Since 1975, the locality has recorded 8,459 accidents caused by unexploded ordnances (UXO), with over 3,400 deaths and more than 5,000 others injured. Among the victims, women and children account for 31 percent.
In 1996, Quang Tri was the first locality in the country to coordinate with international organisations in an attempt to alleviate the UXO plight.
Its partners included the UK’s Mines Advisory Group, Norway’s Restoring the Environment and Neutralising the Effects of the War and the Norwegian People’s Aid, the US-based Clear Path International, and Germany’s Solidarity Service International.
In addition, the provincial Legacy of War Coordination Centre (LWCC) was established in 2013, helping accelerate the implementation of bomb and mine clearance projects.

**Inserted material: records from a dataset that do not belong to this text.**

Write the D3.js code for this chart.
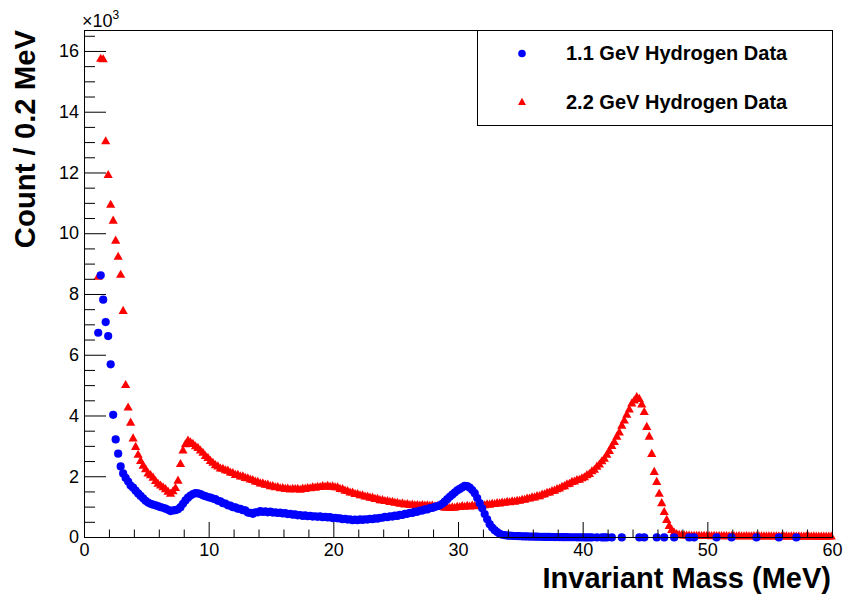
<!DOCTYPE html>
<html><head><meta charset="utf-8">
<script src="https://cdn.jsdelivr.net/npm/d3@7"></script>
<style>body{margin:0;background:#fff}svg{display:block}</style>
</head><body><svg id="c" width="845" height="599"></svg>
<script>
// Histogram: 0.2 MeV bins, first non-empty bin centred at 1.1 MeV
const binFirst = 1.1, binWidth = 0.2;
const seriesNames = ["1.1 GeV Hydrogen Data", "2.2 GeV Hydrogen Data"];
// counts per bin (null = empty bin, not drawn)
const blueCounts = [
 6740, 8630, 7830, 7090, 6630,
 5700, 4040, 3230, 2760, 2340,
 2110, 1960, 1840, 1710, 1640,
 1540, 1450, 1370, 1290, 1210,
 1150, 1110, 1080, 1060, 1030,
 1000, 980, 950, 910, 870,
 890, 900, 930, 1000, 1110,
 1220, 1310, 1380, 1430, 1460,
 1450, 1430, 1390, 1360, 1330,
 1310, 1280, 1260, 1210, 1190,
 1130, 1120, 1060, 1050, 1000,
 990, 950, 940, 900, 890,
 820, 810, 780, 830, 830,
 870, 840, 860, 830, 850,
 820, 830, 810, 820, 790,
 800, 770, 780, 750, 760,
 730, 740, 710, 730, 700,
 710, 690, 700, 680, 700,
 670, 680, 660, 670, 640,
 650, 630, 630, 600, 610,
 590, 600, 570, 590, 570,
 600, 580, 600, 590, 610,
 600, 630, 620, 650, 650,
 680, 670, 700, 690, 720,
 710, 745, 740, 780, 780,
 815, 810, 850, 845, 885,
 885, 925, 925, 970, 975,
 1010, 1030, 1060, 1110, 1180,
 1260, 1340, 1410, 1480, 1550,
 1600, 1650, 1700, 1690, 1640,
 1560, 1460, 1300, 1130, 960,
 770, 600, 440, 330, 240,
 180, 120, 90, 75, 65,
 60, 55, 50, 46, 42,
 40, 37, 35, 32, 30,
 28, 26, 24, 22, 20,
 19, 18, 16, 15, 14,
 13, 12, 11, 10, 9,
 8, 8, 7, 6, 5,
 4, 4, 3, 3, null,
 2, null, 2, 2, 2,
 null, 1, null, null, null,
 1, null, null, null, null,
 null, null, 1, null, 1,
 null, null, null, null, 1,
 null, null, 1, null, null,
 null, 1, null, null, null,
 null, null, 1, null, 1,
 null, null, null, null, null,
 null, null, null, 1, null,
 null, null, null, null, 1,
 null, null, null, null, null,
 null, null, null, null, 1,
 null, null, null, null, null,
 null, null, null, 1, null,
 null, null, null, null, null,
 1, null, null, null, null,
 null, null, null, null, null,
 null, null, null, null, null
];
const redCounts = [
 8590, 15770, 15750, 13050, 11940,
 10960, 10440, 9780, 9250, 8660,
 7470, 5030, 4290, 3790, 3270,
 2990, 2730, 2530, 2370, 2260,
 2120, 2060, 1980, 1870, 1780,
 1720, 1660, 1600, 1520, 1450,
 1530, 1640, 1880, 2430, 2870,
 3080, 3200, 3140, 3090, 3010,
 2960, 2870, 2800, 2690, 2630,
 2530, 2470, 2390, 2350, 2280,
 2270, 2220, 2210, 2150, 2130,
 2070, 2070, 2020, 2020, 1970,
 1960, 1920, 1900, 1850, 1840,
 1790, 1790, 1750, 1750, 1700,
 1700, 1660, 1670, 1630, 1640,
 1610, 1620, 1590, 1610, 1600,
 1610, 1580, 1620, 1610, 1640,
 1630, 1660, 1650, 1680, 1670,
 1700, 1680, 1710, 1680, 1690,
 1660, 1660, 1610, 1600, 1550,
 1540, 1490, 1490, 1440, 1440,
 1400, 1400, 1360, 1360, 1320,
 1320, 1280, 1280, 1240, 1240,
 1210, 1210, 1180, 1180, 1150,
 1150, 1120, 1130, 1100, 1110,
 1080, 1090, 1070, 1080, 1060,
 1080, 1060, 1070, 1050, 1060,
 1030, 1040, 1010, 1020, 990,
 1000, 980, 1000, 990, 1020,
 1010, 1040, 1020, 1050, 1030,
 1060, 1040, 1070, 1060, 1080,
 1070, 1100, 1090, 1120, 1110,
 1140, 1130, 1160, 1150, 1180,
 1170, 1200, 1190, 1220, 1220,
 1250, 1250, 1290, 1290, 1330,
 1330, 1370, 1370, 1420, 1430,
 1480, 1490, 1540, 1550, 1600,
 1620, 1680, 1700, 1760, 1780,
 1840, 1850, 1900, 1910, 1960,
 1990, 2060, 2100, 2190, 2240,
 2340, 2410, 2520, 2600, 2730,
 2860, 3020, 3150, 3330, 3470,
 3690, 3860, 4050, 4220, 4420,
 4520, 4630, 4570, 4390, 4140,
 3650, 3330, 2760, 2170, 1840,
 1450, 1140, 850, 590, 390,
 260, 170, 120, 100, 85,
 78, 72, 70, 66, 64,
 62, 66, 58, 61, 57,
 60, 55, 63, 54, 58,
 52, 57, 55, 50, 56,
 53, 49, 55, 51, 48,
 52, 50, 47, 53, 49,
 46, 51, 48, 45, 50,
 47, 44, 49, 46, 43,
 48, 45, 42, 47, 44,
 41, 46, 43, 40, 45,
 42, 39, 44, 41, 38,
 43, 40, 37, 42, 39
];
const xTicks = [0, 10, 20, 30, 40, 50, 60];
const xMinorTicks = [2, 4, 6, 8, 12, 14, 16, 18, 22, 24, 26, 28, 32, 34, 36, 38, 42, 44, 46, 48, 52, 54, 56, 58];
const yTicks = [0, 2000, 4000, 6000, 8000, 10000, 12000, 14000, 16000];
const yTickLabels = ["0", "2", "4", "6", "8", "10", "12", "14", "16"];
const yMinorTicks = [500, 1000, 1500, 2500, 3000, 3500, 4500, 5000, 5500, 6500, 7000, 7500,
  8500, 9000, 9500, 10500, 11000, 11500, 12500, 13000, 13500, 14500, 15000, 15500, 16500];
const xTitle = "Invariant Mass (MeV)";
const yTitle = "Count / 0.2 MeV";
const colors = ["#0000ff", "#ff0000"];

const font = "'Liberation Sans', Arial, Helvetica, sans-serif";
const svg = d3.select("#c");
const x = d3.scaleLinear().domain([0, 60]).range([84, 832]);
const y = d3.scaleLinear().domain([0, 16690]).range([537, 30]);

const binCenter = i => +(binFirst + i * binWidth).toFixed(1);
const blue = blueCounts.map((v, i) => ({x: binCenter(i), v})).filter(d => d.v != null);
const red = redCounts.map((v, i) => ({x: binCenter(i), v})).filter(d => d.v != null);

const triPath = "M0,-4.8L4.6,3.3L-4.6,3.3Z";

// data markers: red first, blue on top
svg.append("g").selectAll("path").data(red).join("path")
  .attr("d", triPath)
  .attr("transform", d => `translate(${x(d.x) + 0.5},${y(d.v) + 0.5})`)
  .attr("fill", colors[1]);
svg.append("g").selectAll("circle").data(blue).join("circle")
  .attr("cx", d => x(d.x) + 0.5).attr("cy", d => y(d.v) + 0.5)
  .attr("r", 4.1).attr("fill", colors[0]);

// axes
const xg = svg.append("g").attr("transform", "translate(0,537)");
xg.call(d3.axisBottom(x).tickValues(xMinorTicks).tickSize(-7.5).tickFormat(""));
xg.append("g").call(d3.axisBottom(x).tickValues(xTicks).tickSize(-15).tickPadding(6).tickFormat(d3.format("d")));
const yg = svg.append("g").attr("transform", "translate(84,0)");
yg.call(d3.axisLeft(y).tickValues(yMinorTicks).tickSize(-11).tickFormat(""));
yg.append("g").call(d3.axisLeft(y).tickValues(yTicks).tickSize(-22).tickPadding(5)
  .tickFormat((d, i) => yTickLabels[i]));
svg.selectAll(".domain").remove();
svg.selectAll(".tick line").attr("stroke", "#000");
svg.selectAll(".tick text").attr("font-family", font).attr("font-size", 18).attr("fill", "#000");

// frame
svg.append("rect").attr("x", 84.5).attr("y", 30.5).attr("width", 748).attr("height", 507)
  .attr("fill", "none").attr("stroke", "#000").attr("stroke-width", 1);

// exponent
const ex = svg.append("text").attr("x", 82).attr("y", 27).attr("font-family", font)
  .attr("font-size", 18).attr("fill", "#000");
ex.append("tspan").text("\u00d710");
ex.append("tspan").attr("dy", -8).attr("font-size", 12).text("3");

// titles
svg.append("text").attr("x", 831).attr("y", 588).attr("text-anchor", "end")
  .attr("font-family", font).attr("font-weight", "bold").attr("font-size", 29).text(xTitle);
svg.append("text").attr("transform", "translate(35,30) rotate(-90)").attr("text-anchor", "end")
  .attr("font-family", font).attr("font-weight", "bold").attr("font-size", 29.3).text(yTitle);

// legend
const lg = svg.append("g");
lg.append("rect").attr("x", 477.5).attr("y", 30.5).attr("width", 355).attr("height", 95)
  .attr("fill", "#fff").attr("stroke", "#000");
const rows = [53.5, 102];
lg.append("circle").attr("cx", 522).attr("cy", rows[0]).attr("r", 3.8).attr("fill", colors[0]);
lg.append("path").attr("d", "M0,-4.2L4,2.9L-4,2.9Z").attr("transform", `translate(522,${rows[1]})`).attr("fill", colors[1]);
seriesNames.forEach((s, i) => {
  lg.append("text").attr("x", 566).attr("y", rows[i] + 6.8).attr("font-family", font)
    .attr("font-weight", "bold").attr("font-size", 20).attr("fill", "#000").text(s);
});
</script>
</body></html>
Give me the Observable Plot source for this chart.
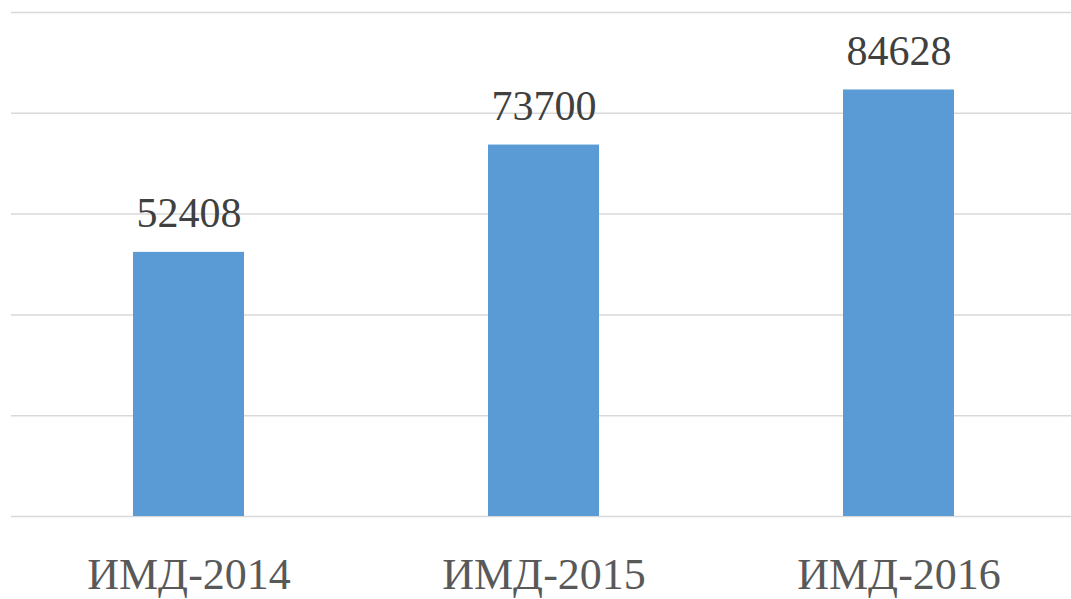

These organisations have provided the locality with financial assistance and equipment together with education on the danger of UXOs. They have also helped victims be independent economically.
The number of UXO-related accidents in Quang Tri dropped remarkably from 456 during 2001-2007 to 127 for 2008-2014, and many areas of UXO-tainted land decontaminated. Besides, more than 270,000 local children have been educated about how to deal with bombs and mines.
LWCC Director Hoang Dang Mai said between 1996 and now, the centre has combed over 10 million sq.m of land and found 10,000 UXOs of different kinds, providing clean land to locals to cultivate.
However, the areas of contaminated land have outweighed their efforts amidst the shortage of equipment and technologies.
Mai, therefore, emphasised the need for more effective coordination between local authorities, people and international organisations in order to reap best results in the work.